The inventors herein have recognized, however, that even though an
exhaust gas oxygen sensor positioned downstream of a catalytic
converter provides a better indication of the catalytic converter
operating window than an upstream sensor, it may not always provide
the desired indication. Even when a relatively good correspondence
is initially achieved, aging and temperature affects of the
downstream oxygen sensor may cause a variance between the sensor
indication and the air/fuel ratio required for maximum efficiency
of the catalytic converter. The inventors herein have also found
that even when the post catalytic oxygen sensor accurately switches
at stoichiometry, the switch point may not be accurately aligned
with the most efficient converter efficiency for a particular
converter.
SUMMARY OF THE INVENTION
An object of the invention herein is to provide engine air/fuel
operation within the operating window of the any catalytic
converter coupled to the engine exhaust regardless of the air/fuel
location of the converter's operating window. The above object is
achieved, and disadvantages of prior approaches overcome, by
providing both a control system and method for optimizing
conversion efficiency of a catalytic converter positioned in the
engine exhaust. In one particular aspect of the invention, the
control method comprises the steps of: measuring nitrogen oxide
content of exhaust gases downstream of the catalytic converter to
generate a first measurement signal, measuring combined hydrocarbon
and carbon monoxide content in exhaust gases downstream of the
catalytic converter to generate a second measurement signal,
subtracting the first measurement signal from the second
measurement signal to generate a third signal, generating a
correction signal from an exhaust gas oxygen sensor positioned
upstream of the catalytic converter, trimming the correction signal
with a trim signal derived from the third signal and then
integrating to generate a feedback variable, and correcting fuel
delivered to the engine by the feedback variable to maintain
maximum conversion efficiency of the catalytic converter.

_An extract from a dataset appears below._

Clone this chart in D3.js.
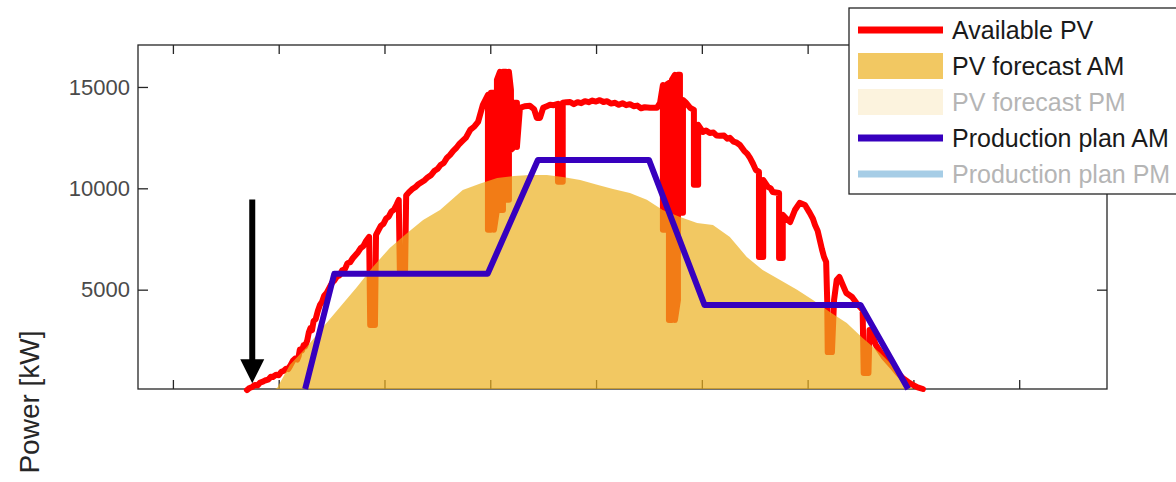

An advantage of the above aspect of the invention is that engine
air/fuel operation is achieved at an air/fuel ratio which results
in maximum catalytic converter efficiency regardless of the
converter used. This advantage is obtained while maintaining rapid
air/fuel corrections.
BRIEF DESCRIPTION OF THE DRAWINGS
The object and advantages of the invention described above and
others will be more clearly understood by reading an example of an
embodiment in which the invention is used to advantage with
reference to the attached drawings wherein:
FIG. 1 is a block diagram of an embodiment wherein the invention is
used to advantage;
FIG. 2 is a high level flowchart of various operations performed by
a portion of the embodiment shown in FIG. 1;
FIGS. 3A-3D represent various electrical waveforms generated by a
portion of the embodiment shown in FIG. 1 and further described in
FIG. 2;
FIG. 4 is a high level flowchart of various operations performed by
a portion of the embodiment shown in FIG. 1; and
FIG. 5 is graphical representation of normalized emissions passing
through a catalytic converter as a function of engine air/fuel
operation.
DESCRIPTION OF AN EMBODIMENT
Controller 10 is shown in the block diagram of FIG. 1 as a
conventional microcomputer including: microprocessor unit 12; input
ports 14; output ports 16; read-only memory 18, for storing the
control program; random access memory 20 for temporary data storage
which may also be used for counters or timers; keep-alive memory
22, for storing learned values; and a conventional data bus.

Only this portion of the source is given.